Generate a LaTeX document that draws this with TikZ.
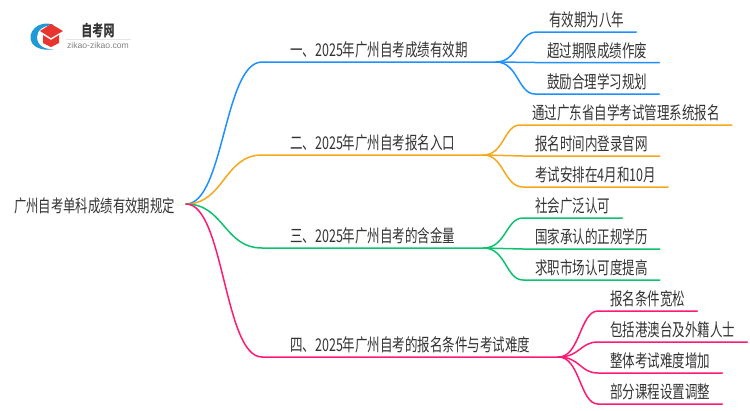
\documentclass[tikz,border=0pt]{standalone}
\usepackage{fontspec}
\setmainfont[FakeStretch=0.71]{Noto Sans CJK SC}
\newfontfamily\latinfont{Liberation Sans}
\definecolor{lineblue}{HTML}{1E90FF}
\definecolor{lineorange}{HTML}{F5A81C}
\definecolor{linegreen}{HTML}{0CC26F}
\definecolor{linepink}{HTML}{FF1A75}
\definecolor{labeltext}{HTML}{333333}
\definecolor{logoblue}{HTML}{1E9AD6}
\definecolor{logored}{HTML}{E8352E}
\begin{document}
\begin{tikzpicture}[
    x=1pt, y=-1pt,
    root/.style={anchor=east, inner xsep=11pt, inner ysep=0pt, text=labeltext, text height=17pt, text depth=0pt, font=\fontsize{17.4}{20}\selectfont},
    branch/.style={anchor=south west, inner xsep=28pt, inner ysep=5pt, text=labeltext, text depth=0pt, font=\fontsize{17.6}{20}\selectfont},
    leaf/.style={anchor=south west, inner xsep=12pt, inner ysep=5pt, text=labeltext, text depth=0pt, font=\fontsize{17.6}{20}\selectfont},
    link/.style={line width=1.5pt, line cap=round}
]
\useasboundingbox (0,0) rectangle (750,410);

% logo
\fill[logoblue] (54,25) .. controls (38,19) and (26,33) .. (32,43) .. controls (36,49) and (46,51) .. (54,49) .. controls (44,50) and (37,45) .. (37,37) .. controls (37,30) and (44,25) .. (54,25) -- cycle;
\fill[logored] (51,24) -- (63,31) -- (51,38) -- (40,31) -- cycle;
\fill[logored] (43,35) -- (51,40) -- (59,35) -- (59,43) -- (51,47) -- (43,43) -- cycle;
\node[text=labeltext, inner sep=0pt, font=\fontsize{15.5}{18}\bfseries\selectfont] (logotitle) at (98,30.5) {自考网};
\node[text=gray, inner sep=0pt, font=\latinfont\fontsize{8.6}{10}\selectfont] (logourl) at (98,45) {zikao-zikao.com};
\draw[black!10, line width=.6pt] (66,39) -- (131,39);

% nodes
\node[root] (guize) at (186,204) {广州自考单科成绩有效期规定};
\node[branch] (youxiao) at (262,62) {一、2025年广州自考成绩有效期};
\node[branch] (rukou) at (262,155) {二、2025年广州自考报名入口};
\node[branch] (hanjin) at (262,248) {三、2025年广州自考的含金量};
\node[branch] (tiaojian) at (262,357) {四、2025年广州自考的报名条件与考试难度};

\node[leaf] (banian) at (537,32) {有效期为八年};
\node[leaf] (zuofei) at (535,62.5) {超过期限成绩作废};
\node[leaf] (guihua) at (535,94) {鼓励合理学习规划};

\node[leaf] (xitong) at (520,125) {通过广东省自学考试管理系统报名};
\node[leaf] (guanwang) at (523,156) {报名时间内登录官网};
\node[leaf] (anpai) at (523,187) {考试安排在4月和10月};

\node[leaf] (renke) at (523,218) {社会广泛认可};
\node[leaf] (xueli) at (523,249) {国家承认的正规学历};
\node[leaf] (qiuzhi) at (523,280) {求职市场认可度提高};

\node[leaf] (kuansong) at (598,311) {报名条件宽松};
\node[leaf] (gangao) at (598,342) {包括港澳台及外籍人士};
\node[leaf] (nandu) at (598,373) {整体考试难度增加};
\node[leaf] (kecheng) at (598,404) {部分课程设置调整};

% root to branches
\draw[link, lineblue] (guize.east) .. controls (224,204) and (224,62) .. (youxiao.south west) -- (youxiao.south east);
\draw[link, lineorange] (guize.east) .. controls (224,204) and (224,155) .. (rukou.south west) -- (rukou.south east);
\draw[link, linegreen] (guize.east) .. controls (224,204) and (224,248) .. (hanjin.south west) -- (hanjin.south east);
\draw[link, linepink] (guize.east) .. controls (224,204) and (224,357) .. (tiaojian.south west) -- (tiaojian.south east);

% branches to leaves
\draw[link, lineblue] (youxiao.south east) .. controls (518,62) and (518,32) .. (banian.south west) -- (banian.south east);
\draw[link, lineblue] (youxiao.south east) -- (zuofei.south west) -- (zuofei.south east);
\draw[link, lineblue] (youxiao.south east) .. controls (518,62) and (518,94) .. (guihua.south west) -- (guihua.south east);

\draw[link, lineorange] (rukou.south east) .. controls (504,155) and (504,125) .. (xitong.south west) -- (xitong.south east);
\draw[link, lineorange] (rukou.south east) -- (guanwang.south west) -- (guanwang.south east);
\draw[link, lineorange] (rukou.south east) .. controls (504,155) and (504,187) .. (anpai.south west) -- (anpai.south east);

\draw[link, linegreen] (hanjin.south east) .. controls (506,248) and (506,218) .. (renke.south west) -- (renke.south east);
\draw[link, linegreen] (hanjin.south east) -- (xueli.south west) -- (xueli.south east);
\draw[link, linegreen] (hanjin.south east) .. controls (506,248) and (506,280) .. (qiuzhi.south west) -- (qiuzhi.south east);

\draw[link, linepink] (tiaojian.south east) .. controls (580,357) and (580,311) .. (kuansong.south west) -- (kuansong.south east);
\draw[link, linepink] (tiaojian.south east) .. controls (580,357) and (580,342) .. (gangao.south west) -- (gangao.south east);
\draw[link, linepink] (tiaojian.south east) .. controls (580,357) and (580,373) .. (nandu.south west) -- (nandu.south east);
\draw[link, linepink] (tiaojian.south east) .. controls (580,357) and (580,404) .. (kecheng.south west) -- (kecheng.south east);

\end{tikzpicture}
\end{document}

····················

* [Given problem]
Quote each line of the listing exactly, but leave the pictures out.

* [Result for this task]
Generate a LaTeX document that draws this with TikZ.
\documentclass[tikz,border=0pt]{standalone}
\usepackage{fontspec}
\setmainfont[FakeStretch=0.71]{Noto Sans CJK SC}
\newfontfamily\latinfont{Liberation Sans}
\definecolor{lineblue}{HTML}{1E90FF}
\definecolor{lineorange}{HTML}{F5A81C}
\definecolor{linegreen}{HTML}{0CC26F}
\definecolor{linepink}{HTML}{FF1A75}
\definecolor{labeltext}{HTML}{333333}
\definecolor{logoblue}{HTML}{1E9AD6}
\definecolor{logored}{HTML}{E8352E}
\begin{document}
\begin{tikzpicture}[
    x=1pt, y=-1pt,
    root/.style={anchor=east, inner xsep=11pt, inner ysep=0pt, text=labeltext, text height=17pt, text depth=0pt, font=\fontsize{17.4}{20}\selectfont},
    branch/.style={anchor=south west, inner xsep=28pt, inner ysep=5pt, text=labeltext, text depth=0pt, font=\fontsize{17.6}{20}\selectfont},
    leaf/.style={anchor=south west, inner xsep=12pt, inner ysep=5pt, text=labeltext, text depth=0pt, font=\fontsize{17.6}{20}\selectfont},
    link/.style={line width=1.5pt, line cap=round}
]
\useasboundingbox (0,0) rectangle (750,410);

% logo
\fill[logoblue] (54,25) .. controls (38,19) and (26,33) .. (32,43) .. controls (36,49) and (46,51) .. (54,49) .. controls (44,50) and (37,45) .. (37,37) .. controls (37,30) and (44,25) .. (54,25) -- cycle;
\fill[logored] (51,24) -- (63,31) -- (51,38) -- (40,31) -- cycle;
\fill[logored] (43,35) -- (51,40) -- (59,35) -- (59,43) -- (51,47) -- (43,43) -- cycle;
\node[text=labeltext, inner sep=0pt, font=\fontsize{15.5}{18}\bfseries\selectfont] (logotitle) at (98,30.5) {自考网};
\node[text=gray, inner sep=0pt, font=\latinfont\fontsize{8.6}{10}\selectfont] (logourl) at (98,45) {zikao-zikao.com};
\draw[black!10, line width=.6pt] (66,39) -- (131,39);

% nodes
\node[root] (guize) at (186,204) {广州自考单科成绩有效期规定};
\node[branch] (youxiao) at (262,62) {一、2025年广州自考成绩有效期};
\node[branch] (rukou) at (262,155) {二、2025年广州自考报名入口};
\node[branch] (hanjin) at (262,248) {三、2025年广州自考的含金量};
\node[branch] (tiaojian) at (262,357) {四、2025年广州自考的报名条件与考试难度};

\node[leaf] (banian) at (537,32) {有效期为八年};
\node[leaf] (zuofei) at (535,62.5) {超过期限成绩作废};
\node[leaf] (guihua) at (535,94) {鼓励合理学习规划};

\node[leaf] (xitong) at (520,125) {通过广东省自学考试管理系统报名};
\node[leaf] (guanwang) at (523,156) {报名时间内登录官网};
\node[leaf] (anpai) at (523,187) {考试安排在4月和10月};

\node[leaf] (renke) at (523,218) {社会广泛认可};
\node[leaf] (xueli) at (523,249) {国家承认的正规学历};
\node[leaf] (qiuzhi) at (523,280) {求职市场认可度提高};

\node[leaf] (kuansong) at (598,311) {报名条件宽松};
\node[leaf] (gangao) at (598,342) {包括港澳台及外籍人士};
\node[leaf] (nandu) at (598,373) {整体考试难度增加};
\node[leaf] (kecheng) at (598,404) {部分课程设置调整};

% root to branches
\draw[link, lineblue] (guize.east) .. controls (224,204) and (224,62) .. (youxiao.south west) -- (youxiao.south east);
\draw[link, lineorange] (guize.east) .. controls (224,204) and (224,155) .. (rukou.south west) -- (rukou.south east);
\draw[link, linegreen] (guize.east) .. controls (224,204) and (224,248) .. (hanjin.south west) -- (hanjin.south east);
\draw[link, linepink] (guize.east) .. controls (224,204) and (224,357) .. (tiaojian.south west) -- (tiaojian.south east);

% branches to leaves
\draw[link, lineblue] (youxiao.south east) .. controls (518,62) and (518,32) .. (banian.south west) -- (banian.south east);
\draw[link, lineblue] (youxiao.south east) -- (zuofei.south west) -- (zuofei.south east);
\draw[link, lineblue] (youxiao.south east) .. controls (518,62) and (518,94) .. (guihua.south west) -- (guihua.south east);

\draw[link, lineorange] (rukou.south east) .. controls (504,155) and (504,125) .. (xitong.south west) -- (xitong.south east);
\draw[link, lineorange] (rukou.south east) -- (guanwang.south west) -- (guanwang.south east);
\draw[link, lineorange] (rukou.south east) .. controls (504,155) and (504,187) .. (anpai.south west) -- (anpai.south east);

\draw[link, linegreen] (hanjin.south east) .. controls (506,248) and (506,218) .. (renke.south west) -- (renke.south east);
\draw[link, linegreen] (hanjin.south east) -- (xueli.south west) -- (xueli.south east);
\draw[link, linegreen] (hanjin.south east) .. controls (506,248) and (506,280) .. (qiuzhi.south west) -- (qiuzhi.south east);

\draw[link, linepink] (tiaojian.south east) .. controls (580,357) and (580,311) .. (kuansong.south west) -- (kuansong.south east);
\draw[link, linepink] (tiaojian.south east) .. controls (580,357) and (580,342) .. (gangao.south west) -- (gangao.south east);
\draw[link, linepink] (tiaojian.south east) .. controls (580,357) and (580,373) .. (nandu.south west) -- (nandu.south east);
\draw[link, linepink] (tiaojian.south east) .. controls (580,357) and (580,404) .. (kecheng.south west) -- (kecheng.south east);

\end{tikzpicture}
\end{document}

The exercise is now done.